● **The request**: Repeat the material exactly from its first line to the line that includes "var yTicks = [5950, 6000, 6050, 6100, 6150, 6200, 6250, 6300];". Skip pictures.

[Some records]
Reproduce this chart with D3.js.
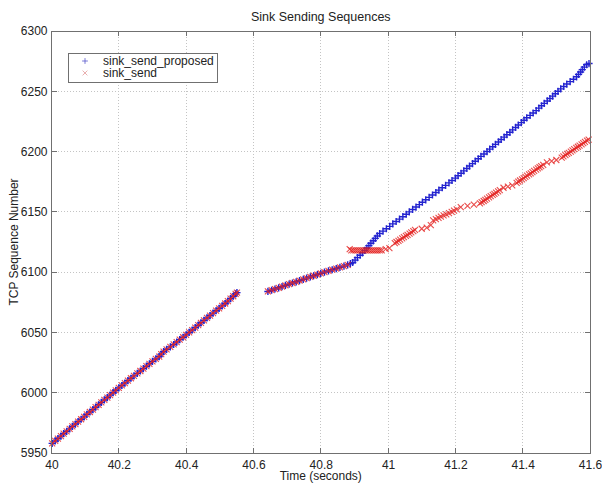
<!DOCTYPE html>
<html>
<head>
<meta charset="utf-8">
<script src="https://cdn.jsdelivr.net/npm/d3@7"></script>
<style>
  body { margin: 0; background: #fff; }
  svg { font-family: "Liberation Sans", Arial, Helvetica, sans-serif; }
  .grid line { stroke: #c4c4c4; stroke-dasharray: 1,2; shape-rendering: crispEdges; }
  .frame { fill: none; stroke: #707070; shape-rendering: crispEdges; }
  .tick-mark { stroke: #707070; shape-rendering: crispEdges; }
  text { fill: #222; }
</style>
</head>
<body>
<svg id="chart"></svg>
<script>
/* labels */
var title = "Sink Sending Sequences",
    xLegend = "Time (seconds)",
    yLegend = "TCP Sequence Number",
    seriesNames = ["sink_send_proposed", "sink_send"];

/* tick labels */
var xTicks = [40, 40.2, 40.4, 40.6, 40.8, 41, 41.2, 41.4, 41.6];
var yTicks = [5950, 6000, 6050, 6100, 6150, 6200, 6250, 6300];

/* [time, sequence]; both series share these */
var commonPoints = [
  [40.002,5958],[40.011,5960],[40.019,5962],[40.028,5964],[40.036,5966],[40.045,5968],
  [40.054,5970],[40.062,5972],[40.071,5974],[40.079,5976],[40.088,5978],[40.097,5980],
  [40.105,5982],[40.114,5984],[40.123,5986],[40.131,5988],[40.140,5990],[40.148,5992],
  [40.157,5994],[40.166,5996],[40.174,5998],[40.183,6000],[40.191,6002],[40.200,6004],
  [40.209,6006],[40.218,6008],[40.227,6010],[40.236,6012],[40.245,6014],[40.255,6016],
  [40.264,6018],[40.273,6020],[40.282,6022],[40.291,6024],[40.300,6026],[40.310,6028],
  [40.320,6030],[40.326,6032],[40.333,6034],[40.342,6036],[40.353,6038],[40.363,6040],
  [40.372,6042],[40.381,6044],[40.391,6046],[40.400,6048],[40.409,6050],[40.418,6052],
  [40.427,6054],[40.436,6056],[40.444,6058],[40.453,6060],[40.462,6062],[40.471,6064],
  [40.480,6066],[40.489,6068],[40.498,6070],[40.507,6072],[40.516,6074],[40.524,6076],
  [40.532,6078],[40.540,6080],[40.547,6082],[40.551,6083],
  [40.643,6084],[40.654,6085],[40.664,6086],[40.675,6087],[40.685,6088],[40.695,6089],
  [40.706,6090],[40.716,6091],[40.727,6092],[40.737,6093],[40.748,6094],[40.758,6095],
  [40.769,6096],[40.779,6097],[40.790,6098],[40.800,6099],[40.811,6100],[40.823,6101],
  [40.834,6102],[40.846,6103],[40.857,6104],[40.869,6105],[40.880,6106]
];

/* sink_send_proposed after the split */
var proposedPoints = [
  [40.888,6107],[40.895,6108],[40.902,6110],[40.909,6112],[40.917,6114],[40.924,6116],
  [40.931,6118],[40.937,6120],[40.943,6122],[40.949,6124],[40.956,6126],[40.962,6128],
  [40.968,6130],[40.975,6132],[40.985,6134],[40.995,6136],[41.005,6138],[41.014,6140],
  [41.024,6142],[41.034,6144],[41.044,6146],[41.054,6148],[41.063,6150],[41.073,6152],
  [41.083,6154],[41.093,6156],[41.102,6158],[41.112,6160],[41.122,6162],[41.132,6164],
  [41.142,6166],[41.151,6168],[41.161,6170],[41.171,6172],[41.181,6174],[41.190,6176],
  [41.200,6178],[41.208,6180],[41.217,6182],[41.225,6184],[41.234,6186],[41.242,6188],
  [41.251,6190],[41.259,6192],[41.268,6194],[41.276,6196],[41.285,6198],[41.294,6200],
  [41.302,6202],[41.311,6204],[41.319,6206],[41.328,6208],[41.336,6210],[41.345,6212],
  [41.353,6214],[41.362,6216],[41.370,6218],[41.379,6220],[41.387,6222],[41.396,6224],
  [41.404,6226],[41.412,6228],[41.422,6230],[41.431,6232],[41.440,6234],[41.448,6236],
  [41.456,6238],[41.464,6240],[41.473,6242],[41.481,6244],[41.489,6246],[41.497,6248],
  [41.505,6250],[41.513,6252],[41.522,6254],[41.531,6256],[41.541,6258],[41.551,6260],
  [41.560,6262],[41.566,6264],[41.572,6266],[41.577,6268],[41.583,6270],[41.590,6272],
  [41.597,6273]
];

/* sink_send after the split */
var sendPoints = [
  [40.886,6119],[40.891,6118],[40.897,6118],[40.903,6118],[40.909,6118],[40.915,6118],
  [40.921,6118],[40.927,6118],[40.933,6118],[40.939,6118],[40.945,6118],[40.951,6118],
  [40.957,6118],[40.963,6118],[40.969,6118],[40.975,6118],[40.981,6118],
  [40.993,6119],[41.004,6120],
  [41.020,6124],[41.025,6125],[41.031,6126],[41.036,6127],[41.042,6128],[41.047,6129],
  [41.053,6130],[41.058,6131],[41.064,6132],[41.069,6133],[41.075,6134],[41.080,6135],
  [41.100,6136],[41.115,6137],[41.127,6139],
  [41.134,6143],[41.142,6144],[41.150,6145],[41.157,6146],[41.165,6147],[41.173,6148],
  [41.181,6149],[41.189,6150],[41.196,6151],[41.204,6152],
  [41.216,6154],[41.236,6155],[41.255,6156],
  [41.273,6157],[41.278,6158],[41.284,6159],[41.289,6160],[41.294,6161],[41.300,6162],
  [41.305,6163],[41.311,6164],[41.316,6165],[41.321,6166],[41.327,6167],[41.332,6168],
  [41.343,6170],[41.356,6171],[41.369,6172],
  [41.382,6174],[41.387,6175],[41.392,6176],[41.398,6177],[41.403,6178],[41.408,6179],
  [41.413,6180],[41.419,6181],[41.424,6182],[41.429,6183],[41.434,6184],[41.440,6185],
  [41.445,6186],[41.450,6187],[41.455,6188],[41.461,6189],
  [41.472,6191],[41.486,6192],[41.500,6193],
  [41.516,6195],[41.521,6196],[41.527,6197],[41.532,6198],[41.537,6199],[41.543,6200],
  [41.548,6201],[41.553,6202],[41.559,6203],[41.564,6204],[41.569,6205],[41.575,6206],
  [41.580,6207],[41.585,6208],[41.591,6209],[41.596,6210]
];

/* settings */
var width = 602,
    height = 484,
    margin = { top: 31, right: 12, bottom: 31, left: 51.5 },
    innerWidth = width - margin.left - margin.right,
    innerHeight = height - margin.top - margin.bottom,
    tickLen = 5,
    blue = "#2323cf",
    red = "#e3201f",
    plusPath = "M-3.6,0H3.6M0,-3.6V3.6",
    crossPath = "M-3,-3L3,3M-3,3L3,-3";

var svg = d3.select("#chart")
    .attr("width", width)
    .attr("height", height);

var g = svg.append("g")
    .attr("transform", "translate(" + margin.left + "," + margin.top + ")");

/* scales */
var xScale = d3.scaleLinear().domain([40, 41.6]).range([0, innerWidth]);
var yScale = d3.scaleLinear().domain([5950, 6300]).range([innerHeight, 0]);

/* grid */
var grid = g.append("g").attr("class", "grid");
grid.selectAll(".gx")
    .data(xTicks.slice(1, -1))
  .enter().append("line")
    .attr("x1", function (d){ return xScale(d); })
    .attr("x2", function (d){ return xScale(d); })
    .attr("y1", 0)
    .attr("y2", innerHeight);
grid.selectAll(".gy")
    .data(yTicks.slice(1, -1))
  .enter().append("line")
    .attr("y1", function (d){ return yScale(d); })
    .attr("y2", function (d){ return yScale(d); })
    .attr("x1", 0)
    .attr("x2", innerWidth);

/* axes: labels through d3 axes, inward ticks drawn by hand on all 4 sides */
var xAxis = d3.axisBottom(xScale).tickValues(xTicks).tickSize(0).tickPadding(7)
    .tickFormat(d3.format("~g"));
var yAxis = d3.axisLeft(yScale).tickValues(yTicks).tickSize(0).tickPadding(4)
    .tickFormat(d3.format("d"));

g.append("g")
    .attr("class", "x-axis")
    .attr("transform", "translate(0," + innerHeight + ")")
    .call(xAxis)
    .call(function (s){ s.select(".domain").remove(); })
    .selectAll("text")
    .style("font-size", "12px")
    .attr("fill", "#222");

g.append("g")
    .attr("class", "y-axis")
    .call(yAxis)
    .call(function (s){ s.select(".domain").remove(); })
    .selectAll("text")
    .style("font-size", "12px")
    .attr("fill", "#222");

var ticks = g.append("g");
xTicks.slice(1, -1).forEach(function (d){
    ticks.append("line").attr("class", "tick-mark")
        .attr("x1", xScale(d)).attr("x2", xScale(d))
        .attr("y1", innerHeight).attr("y2", innerHeight - tickLen);
    ticks.append("line").attr("class", "tick-mark")
        .attr("x1", xScale(d)).attr("x2", xScale(d))
        .attr("y1", 0).attr("y2", tickLen);
});
yTicks.slice(1, -1).forEach(function (d){
    ticks.append("line").attr("class", "tick-mark")
        .attr("y1", yScale(d)).attr("y2", yScale(d))
        .attr("x1", 0).attr("x2", tickLen);
    ticks.append("line").attr("class", "tick-mark")
        .attr("y1", yScale(d)).attr("y2", yScale(d))
        .attr("x1", innerWidth).attr("x2", innerWidth - tickLen);
});

/* markers */
var proposed = commonPoints.concat(proposedPoints);
var send = commonPoints.concat(sendPoints);

g.append("g").selectAll("path")
    .data(proposed)
  .enter().append("path")
    .attr("d", plusPath)
    .attr("transform", function (d){ return "translate(" + xScale(d[0]) + "," + yScale(d[1]) + ")"; })
    .attr("stroke", blue)
    .attr("stroke-width", 1.4)
    .attr("fill", "none");

g.append("g").selectAll("path")
    .data(send)
  .enter().append("path")
    .attr("d", crossPath)
    .attr("transform", function (d){ return "translate(" + xScale(d[0]) + "," + yScale(d[1]) + ")"; })
    .attr("stroke", red)
    .attr("stroke-opacity", 0.8)
    .attr("stroke-width", 1.1)
    .attr("fill", "none");

/* frame */
g.append("rect")
    .attr("class", "frame")
    .attr("x", 0).attr("y", 0)
    .attr("width", innerWidth).attr("height", innerHeight);

/* legend */
var legend = g.append("g")
    .attr("transform", "translate(" + (68 - margin.left) + "," + (53 - margin.top) + ")");
legend.append("rect")
    .attr("width", 149).attr("height", 29)
    .attr("fill", "#fff")
    .attr("stroke", "#707070")
    .attr("shape-rendering", "crispEdges");
[plusPath, crossPath].forEach(function (p, i){
    legend.append("path")
        .attr("d", p)
        .attr("transform", "translate(17," + (8 + 12 * i) + ") scale(0.8)")
        .attr("stroke", i ? "#e39a9a" : "#5555cc")
        .attr("stroke-width", 1)
        .attr("fill", "none");
    legend.append("text")
        .attr("x", 35)
        .attr("y", 12 + 12 * i)
        .style("font-size", "12px")
        .text(seriesNames[i]);
});

/* title and axis legends */
svg.append("text")
    .attr("x", margin.left + innerWidth / 2)
    .attr("y", 21)
    .style("text-anchor", "middle")
    .style("font-size", "12.5px")
    .text(title);

svg.append("text")
    .attr("x", margin.left + innerWidth / 2)
    .attr("y", 480)
    .style("text-anchor", "middle")
    .style("font-size", "12px")
    .text(xLegend);

svg.append("text")
    .attr("transform", "translate(18," + (margin.top + innerHeight / 2) + ") rotate(-90)")
    .style("text-anchor", "middle")
    .style("font-size", "12px")
    .text(yLegend);
</script>
</body>
</html>
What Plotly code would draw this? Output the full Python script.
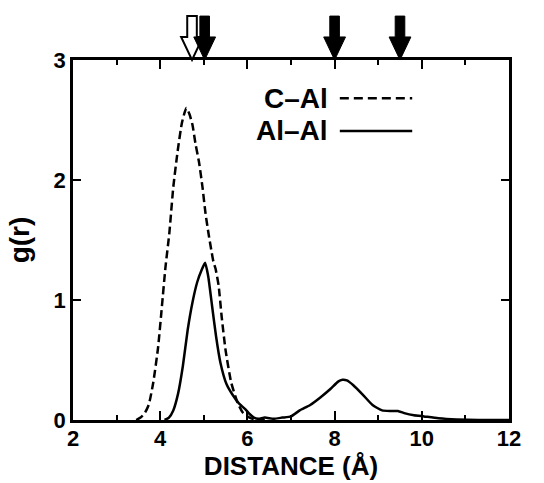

● **Full output**:
Reproduce this chart with D3.js.
<!DOCTYPE html>
<html>
<head>
<meta charset="utf-8">
<script src="https://cdn.jsdelivr.net/npm/d3@7"></script>
<style>
  body { margin: 0; background: #fff; }
  svg { font-family: "Liberation Sans", Arial, Helvetica, sans-serif; }
  .grid line { stroke: #c4c4c4; stroke-dasharray: 1,2; shape-rendering: crispEdges; }
  .frame { fill: none; stroke: #707070; shape-rendering: crispEdges; }
  .tick-mark { stroke: #707070; shape-rendering: crispEdges; }
  text { fill: #222; }
</style>
</head>
<body>
<svg id="chart"></svg>
<script>
/* labels */
var title = "Sink Sending Sequences",
    xLegend = "Time (seconds)",
    yLegend = "TCP Sequence Number",
    seriesNames = ["sink_send_proposed", "sink_send"];

/* tick labels */
var xTicks = [40, 40.2, 40.4, 40.6, 40.8, 41, 41.2, 41.4, 41.6];
var yTicks = [5950, 6000, 6050, 6100, 6150, 6200, 6250, 6300];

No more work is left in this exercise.